Organizados, eles criavam arranjos com contrapontos, técnica que, no jazz, seria levada à categoria de sublime anos depois, com o surgimento de orquestras como as de Count Basie e Duke Ellington.
A batida sobre a qual esses músicos despejavam os arranjos coletivos era reta, quase marcial. Portanto, além de ser desprovido de improvisação, o dixieland carecia do suingue.
Por fim, o final do século 19 nos EUA também era embelezado pelos três acordes, pouca técnica e muito sentimento instintivo dos músicos de blues.
Criado para purgar a dor dos negros que trabalhavam nas colheitas de algodão no delta do rio Mississippi, o blues trazia técnicas que seriam incorporadas pelo jazz.
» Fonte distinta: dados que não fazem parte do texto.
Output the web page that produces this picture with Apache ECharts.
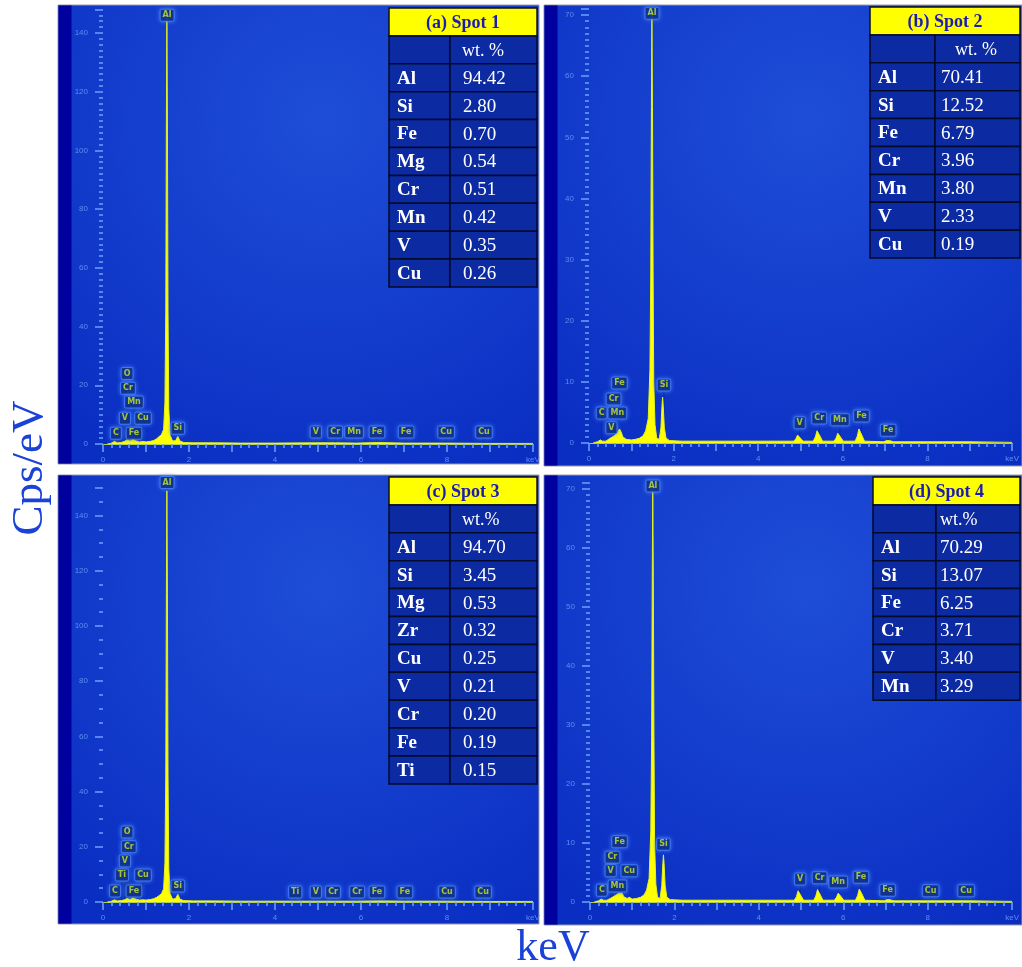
<!DOCTYPE html>
<html>
<head>
<meta charset="utf-8">
<title>EDS spectra</title>
<script src="https://cdn.jsdelivr.net/npm/echarts@6/dist/echarts.min.js"></script>
<style>
  html, body { margin: 0; padding: 0; background: #fff; }
  #chart { width: 1022px; height: 967px; }
</style>
</head>
<body>
<div id="chart"></div>
<script>
// spectra: [keV, counts]
const specA = [[0.10,0],[0.18,0.2],[0.27,0.9],[0.33,0.4],[0.42,0.5],[0.50,0.9],[0.56,1.4],[0.63,1.0],[0.70,1.6],[0.76,1.1],[0.85,0.7],[0.93,0.9],[1.00,0.7],[1.10,0.9],[1.18,1.2],[1.25,1.8],[1.31,2.6],[1.36,3.2],[1.41,5.0],[1.44,14],[1.46,45],[1.474,110],[1.486,145],[1.498,110],[1.512,45],[1.53,12],[1.56,3],[1.62,1.0],[1.69,1.2],[1.74,2.6],[1.79,1.0],[1.88,0.5],[2.10,0.4],[2.60,0.4],[3.20,0.3],[4.00,0.3],[4.95,0.4],[5.41,0.4],[5.90,0.3],[6.40,0.5],[7.00,0.3],[8.00,0.3],[9.00,0.2],[10.0,0.2]];
const specB = [[0.10,0],[0.20,0.2],[0.27,0.5],[0.32,0.3],[0.40,0.3],[0.48,0.7],[0.55,1.0],[0.62,1.3],[0.68,1.8],[0.72,2.3],[0.76,1.8],[0.80,1.0],[0.88,0.6],[1.00,0.5],[1.10,0.6],[1.20,0.8],[1.28,1.2],[1.34,2.0],[1.40,4],[1.44,12],[1.46,28],[1.475,55],[1.487,70],[1.50,55],[1.515,28],[1.53,10],[1.56,3],[1.60,0.8],[1.66,0.6],[1.70,2.5],[1.725,6],[1.74,7.5],[1.755,6],[1.78,2.5],[1.82,0.8],[1.90,0.4],[2.20,0.3],[3.00,0.3],[4.00,0.3],[4.84,0.3],[4.89,0.7],[4.93,1.3],[4.95,1.5],[4.97,1.3],[5.01,0.7],[5.06,0.3],[5.30,0.3],[5.35,1.0],[5.39,2.0],[5.41,2.3],[5.43,2.0],[5.47,1.0],[5.52,0.3],[5.79,0.3],[5.84,0.8],[5.88,1.6],[5.90,1.8],[5.92,1.6],[5.96,0.8],[6.01,0.3],[6.29,0.3],[6.34,1.1],[6.38,2.3],[6.40,2.6],[6.42,2.3],[6.46,1.1],[6.51,0.3],[6.97,0.2],[7.03,0.4],[7.06,0.5],[7.10,0.4],[7.20,0.2],[8.00,0.2],[9.00,0.2],[10.0,0.1]];
const specC = [[0.10,0],[0.18,0.2],[0.27,0.8],[0.33,0.4],[0.42,0.5],[0.50,0.8],[0.56,1.3],[0.63,0.9],[0.70,1.5],[0.77,1.0],[0.85,0.7],[0.93,0.8],[1.00,0.7],[1.10,0.9],[1.18,1.2],[1.25,1.7],[1.31,2.4],[1.36,3.0],[1.41,4.8],[1.44,14],[1.46,46],[1.474,112],[1.486,149],[1.498,112],[1.512,46],[1.53,12],[1.56,3],[1.62,1.0],[1.69,1.3],[1.74,2.8],[1.79,1.0],[1.88,0.5],[2.10,0.4],[2.60,0.4],[3.20,0.3],[4.00,0.3],[4.51,0.3],[4.95,0.3],[5.41,0.3],[5.90,0.3],[6.40,0.4],[7.00,0.3],[8.00,0.3],[9.00,0.2],[10.0,0.2]];
const specD = [[0.10,0],[0.20,0.2],[0.27,0.5],[0.32,0.3],[0.40,0.3],[0.48,0.6],[0.55,0.9],[0.62,1.2],[0.68,1.5],[0.72,1.8],[0.76,1.5],[0.80,0.9],[0.88,0.6],[0.93,0.8],[1.00,0.5],[1.10,0.6],[1.20,0.8],[1.28,1.2],[1.34,2.0],[1.40,4],[1.44,12],[1.46,28],[1.475,55],[1.487,70],[1.50,55],[1.515,28],[1.53,10],[1.56,3],[1.60,0.8],[1.66,0.6],[1.70,2.8],[1.725,6.5],[1.74,8.0],[1.755,6.5],[1.78,2.8],[1.82,0.8],[1.90,0.4],[2.20,0.3],[3.00,0.3],[4.00,0.3],[4.84,0.3],[4.89,0.9],[4.93,1.9],[4.95,2.2],[4.97,1.9],[5.01,0.9],[5.06,0.3],[5.30,0.3],[5.35,1.0],[5.39,2.1],[5.41,2.4],[5.43,2.1],[5.47,1.0],[5.52,0.3],[5.79,0.3],[5.84,0.8],[5.88,1.5],[5.90,1.7],[5.92,1.5],[5.96,0.8],[6.01,0.3],[6.29,0.3],[6.34,1.1],[6.38,2.2],[6.40,2.5],[6.42,2.2],[6.46,1.1],[6.51,0.3],[6.97,0.2],[7.03,0.4],[7.06,0.5],[7.10,0.4],[7.20,0.2],[8.00,0.2],[9.00,0.2],[10.0,0.1]];

// peak markers: [element, keV, height of marker centre]
const marksA = [['Al',1.49,146],['O',0.56,24],['Cr',0.58,19],['Mn',0.72,14.3],['V',0.51,8.8],['Cu',0.93,8.8],['C',0.30,3.7],['Fe',0.72,3.7],['Si',1.74,5.4],['V',4.95,4.1],['Cr',5.40,4.1],['Mn',5.84,4.1],['Fe',6.37,4.1],['Fe',7.05,4.1],['Cu',7.98,4.1],['Cu',8.86,4.1]];
const marksB = [['Al',1.49,70.3],['Si',1.77,9.5],['Fe',0.72,9.8],['Cr',0.58,7.2],['C',0.30,4.9],['Mn',0.67,4.9],['V',0.53,2.5],['V',4.98,3.3],['Cr',5.44,4.1],['Mn',5.93,3.8],['Fe',6.44,4.4],['Fe',7.07,2.1]];
const marksC = [['Al',1.49,152],['O',0.56,25.4],['Cr',0.60,20],['V',0.51,14.9],['Ti',0.44,9.8],['Cu',0.93,9.8],['C',0.28,4],['Fe',0.72,4],['Si',1.74,5.8],['Ti',4.47,3.6],['V',4.95,3.6],['Cr',5.35,3.6],['Cr',5.91,3.6],['Fe',6.37,3.6],['Fe',7.02,3.6],['Cu',8.00,3.6],['Cu',8.84,3.6]];
const marksD = [['Al',1.49,70.5],['Fe',0.70,10.2],['Cr',0.53,7.6],['V',0.49,5.3],['Cu',0.93,5.3],['C',0.28,2.0],['Mn',0.65,2.7],['Si',1.74,9.8],['V',4.98,3.9],['Cr',5.44,4.1],['Mn',5.88,3.4],['Fe',6.42,4.2],['Fe',7.05,2.0],['Cu',8.07,1.9],['Cu',8.91,1.9]];

// composition tables
const spotTitles = ['(a) Spot 1', '(b) Spot 2', '(c) Spot 3', '(d) Spot 4'];
const wtHeaders = ['wt. %', 'wt. %', 'wt.%', 'wt.%'];
const elemA = ['Al','Si','Fe','Mg','Cr','Mn','V','Cu'];
const wtA = ['94.42','2.80','0.70','0.54','0.51','0.42','0.35','0.26'];
const elemB = ['Al','Si','Fe','Cr','Mn','V','Cu'];
const wtB = ['70.41','12.52','6.79','3.96','3.80','2.33','0.19'];
const elemC = ['Al','Si','Mg','Zr','Cu','V','Cr','Fe','Ti'];
const wtC = ['94.70','3.45','0.53','0.32','0.25','0.21','0.20','0.19','0.15'];
const elemD = ['Al','Si','Fe','Cr','V','Mn'];
const wtD = ['70.29','13.07','6.25','3.71','3.40','3.29'];

// axis ranges
const yMax = [148, 71, 150, 71];
const yStep = [20, 10, 20, 10];
const yMinorSplit = [10, 10, 4, 10];

const chart = echarts.init(document.getElementById('chart'));

const panels = [
  {x: 58, y: 5, w: 481, h: 459},
  {x: 544, y: 5, w: 478, h: 461},
  {x: 58, y: 475, w: 481, h: 449},
  {x: 544, y: 475, w: 478, h: 450}
];
const grids = [
  {left: 103, top: 9.5, width: 430, height: 434.5},
  {left: 589, top: 9, width: 430, height: 434},
  {left: 103, top: 488, width: 430, height: 414},
  {left: 590, top: 483, width: 430, height: 419}
];
const tables = [
  {left: 389, top: 8, w1: 61, w2: 87, headPad: 12, valPad: 13},
  {left: 870, top: 7, w1: 65, w2: 85, headPad: 20, valPad: 6},
  {left: 389, top: 477, w1: 61, w2: 87, headPad: 12, valPad: 13},
  {left: 873, top: 477, w1: 63, w2: 84, headPad: 4, valPad: 4}
];
const elems = [elemA, elemB, elemC, elemD];
const wts = [wtA, wtB, wtC, wtD];
const specs = [specA, specB, specC, specD];
const marks = [marksA, marksB, marksC, marksD];

const tickColor = '#6aa2ff';
const serif = '"Liberation Serif", "Times New Roman", serif';

let graphic = [];
panels.forEach(function (p) {
  graphic.push({
    type: 'rect', z: -100,
    shape: {x: p.x, y: p.y, width: p.w, height: p.h},
    style: {
      fill: new echarts.graphic.RadialGradient(0.55, 0.25, 0.85, [
        {offset: 0, color: '#1e4ed8'},
        {offset: 1, color: '#0a2ec2'}
      ]),
      stroke: '#9a9aa8', lineWidth: 1
    }
  });
  graphic.push({
    type: 'rect', z: -99,
    shape: {x: p.x + 0.5, y: p.y + 0.5, width: 13, height: p.h - 1},
    style: {fill: '#00009e'}
  });
});

tables.forEach(function (t, i) {
  const rowH = 27.9;
  const W = t.w1 + t.w2;
  graphic.push({
    type: 'rect', z: 100,
    shape: {x: t.left, y: t.top, width: W, height: rowH},
    style: {fill: '#ffff00', stroke: '#101010', lineWidth: 1.5}
  });
  graphic.push({
    type: 'text', z: 101, x: t.left + W / 2, y: t.top + rowH / 2 + 1,
    style: {text: spotTitles[i], font: 'bold 18px ' + serif, fill: '#1c1cb4', align: 'center', verticalAlign: 'middle'}
  });
  const names = [''].concat(elems[i]);
  const vals = [wtHeaders[i]].concat(wts[i]);
  names.forEach(function (nm, r) {
    const y = t.top + rowH * (r + 1);
    graphic.push({
      type: 'rect', z: 100,
      shape: {x: t.left, y: y, width: t.w1, height: rowH},
      style: {fill: '#0c2aa2', stroke: '#020a2a', lineWidth: 1.5}
    });
    graphic.push({
      type: 'rect', z: 100,
      shape: {x: t.left + t.w1, y: y, width: t.w2, height: rowH},
      style: {fill: '#0c2aa2', stroke: '#020a2a', lineWidth: 1.5}
    });
    if (nm) {
      graphic.push({
        type: 'text', z: 101, x: t.left + 8, y: y + rowH / 2 + 1,
        style: {text: nm, font: 'bold 19px ' + serif, fill: '#ffffff', align: 'left', verticalAlign: 'middle'}
      });
    }
    graphic.push({
      type: 'text', z: 101, x: t.left + t.w1 + (r === 0 ? t.headPad : t.valPad), y: y + rowH / 2 + 1,
      style: {text: vals[r], font: (r === 0 ? '18px ' : '19px ') + serif, fill: '#ffffff', align: 'left', verticalAlign: 'middle'}
    });
  });
});

graphic.push({
  type: 'text', x: 30, y: 468, rotation: Math.PI / 2,
  style: {text: 'Cps/eV', font: '45px ' + serif, fill: '#1b42d8', align: 'center', verticalAlign: 'middle'}
});
graphic.push({
  type: 'text', x: 553, y: 948,
  style: {text: 'keV', font: '44px ' + serif, fill: '#1b42d8', align: 'center', verticalAlign: 'middle'}
});

const xAxes = grids.map(function (g, i) {
  return {
    type: 'value', gridIndex: i, min: 0, max: 10, interval: 1,
    axisLine: {show: true, onZero: true, lineStyle: {color: '#b9d24a', width: 1}},
    axisTick: {show: true, length: 8, lineStyle: {color: tickColor, width: 1.5}},
    minorTick: {show: true, splitNumber: 5, length: 4, lineStyle: {color: tickColor, width: 1.5}},
    splitLine: {show: false},
    axisLabel: {
      fontSize: 8, color: '#5a8ef2', margin: 12, showMaxLabel: true,
      formatter: function (v) { return v === 10 ? 'keV' : (v % 2 === 0 ? String(v) : ''); }
    }
  };
});

const yAxes = grids.map(function (g, i) {
  return {
    type: 'value', gridIndex: i, min: 0, max: yMax[i], interval: yStep[i], offset: 5,
    axisLine: {show: false},
    axisTick: {show: true, length: 8, lineStyle: {color: tickColor, width: 1.5}},
    minorTick: {show: true, splitNumber: yMinorSplit[i], length: 4, lineStyle: {color: tickColor, width: 1.5}},
    splitLine: {show: false},
    axisLabel: {fontSize: 8, color: '#5a8ef2', margin: 10, showMaxLabel: false}
  };
});

let series = [];
specs.forEach(function (s, i) {
  series.push({
    type: 'custom', xAxisIndex: i, yAxisIndex: i, z: 2, clip: false,
    data: marks[i].map(function (m) { return [m[1], m[2]]; }),
    renderItem: function (params, api) {
      const top = api.coord([api.value(0), api.value(1)]);
      const base = api.coord([api.value(0), 0]);
      return {
        type: 'line',
        shape: {x1: top[0], y1: top[1] + 6, x2: base[0], y2: base[1]},
        style: {stroke: '#0d2c8e', lineWidth: 1}
      };
    }
  });
  series.push({
    type: 'line', xAxisIndex: i, yAxisIndex: i, z: 3,
    data: s, showSymbol: false, symbol: 'none',
    lineStyle: {color: '#e4f31c', width: 1},
    areaStyle: {color: '#ffff00', opacity: 1}
  });
  series.push({
    type: 'scatter', xAxisIndex: i, yAxisIndex: i, z: 5, clip: false,
    symbolSize: 0,
    data: marks[i].map(function (m) { return [m[1], m[2], m[0]]; }),
    label: {
      show: true, position: 'inside',
      formatter: function (p) { return p.data[2]; },
      fontSize: 8, fontWeight: 'bold', fontFamily: 'DejaVu Sans, sans-serif',
      color: '#c4e82c',
      backgroundColor: '#0a2575', borderColor: '#3c7bff', borderWidth: 1,
      padding: [2, 2, 1, 2], borderRadius: 1,
      shadowColor: 'rgba(80,140,255,0.8)', shadowBlur: 4
    }
  });
});

chart.setOption({
  animation: false,
  backgroundColor: '#ffffff',
  graphic: graphic,
  grid: grids,
  xAxis: xAxes,
  yAxis: yAxes,
  series: series
});
</script>
</body>
</html>
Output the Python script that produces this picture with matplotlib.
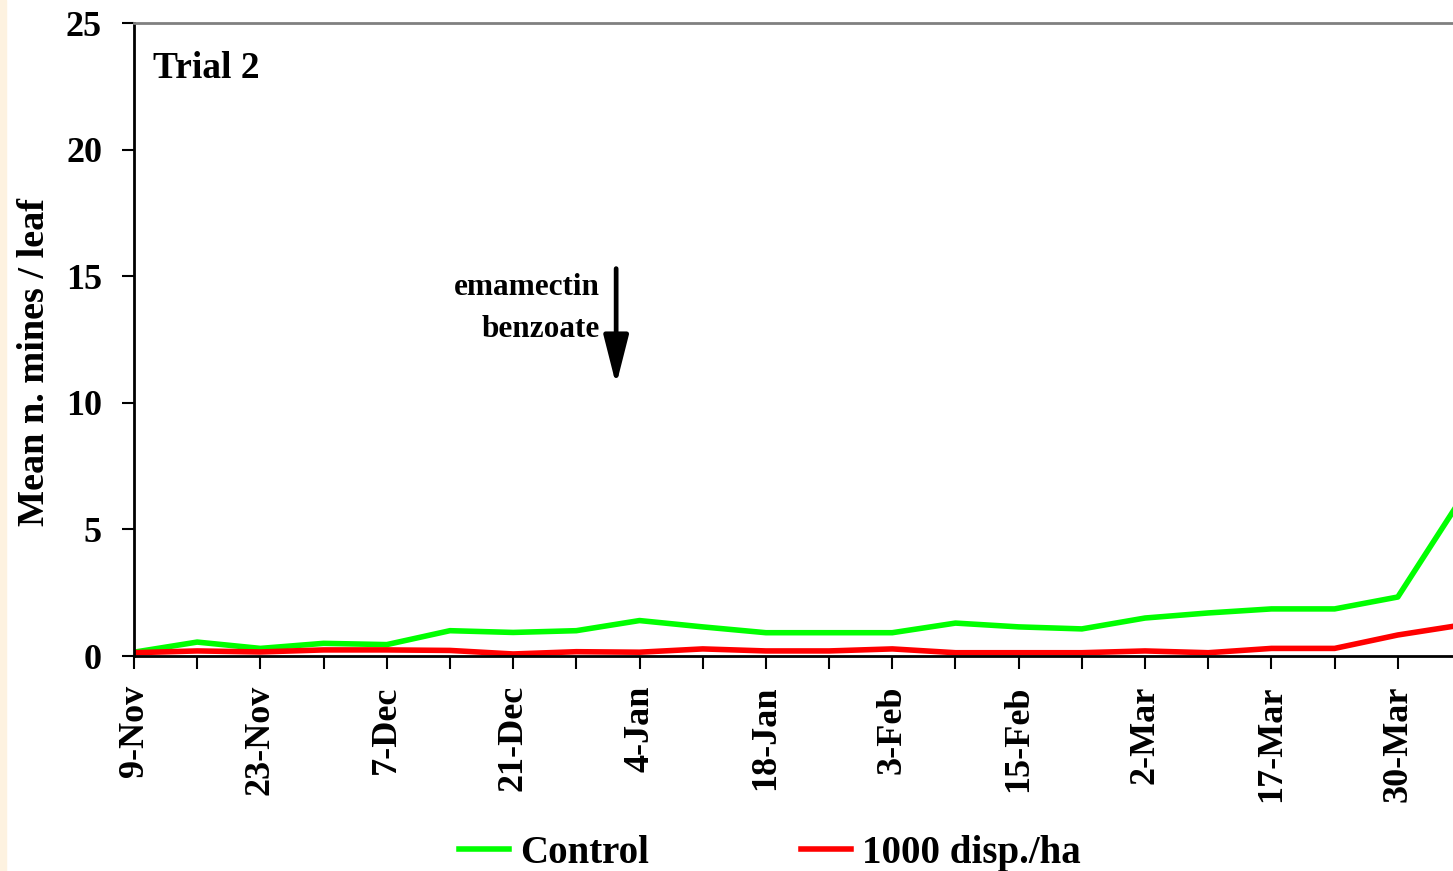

A mais importante delas é o uso das "blue notes", aqueles tons localizados entre as notas da escala heptatônica (de sete tons) e que são responsáveis pelos aspectos mais picantes do fraseado no jazz.
Influências
Apesar da possibilidade de o jazz ter surgido em outras cidades simultaneamente, Nova Orleans pode continuar a se orgulhar de ser o berço do estilo.
Para explicar isso, precisamos voltar a Buddy Bolden e a sua banda de 1895.
Instabilidade mental e vida desregrada foram dois atributos que marcaram a vida desse trompetista que começou a aprender música com os vizinhos Manuel Hall e Charley Galloway.
Este último possuía uma barbearia. Músicos usavam o estabelecimento de Galloway como ponto de encontro pelo simples fato de ali existir um telefone, indispensável para acertar contratos para shows, paradas e festas.
Já com domínio sobre o instrumento, Bolden conheceu na barbearia bandas que privilegiavam arranjos de cordas, outras que colocavam os metais à frente e até algumas que participavam de paradas nas ruas de Nova Orleans.
A variedade de situações e formações desses grupos fez com que Bolden desenvolvesse uma técnica versátil, refinada e, sobretudo, pautada pelo improviso.
Além de um séquito de mulheres, que carregavam seu chapéu, sua blusa e seu lenço -jamais o seu trompete-, Bolden inspirou uma legião de discípulos musicais.
E é nessa legião que reside a primazia inquestionável de Nova Orleans quando o assunto é jazz.
Nos primeiros anos do estilo, nenhuma outra cidade americana -de Miami a Los Angeles, de Nova York a Seattle, de Houston a Chicago- foi capaz de produzir uma safra que reunia talentos similares aos de King Oliver, Bunk Johnson, Sidney Bechet, Kid Ory e Louis Armstrong.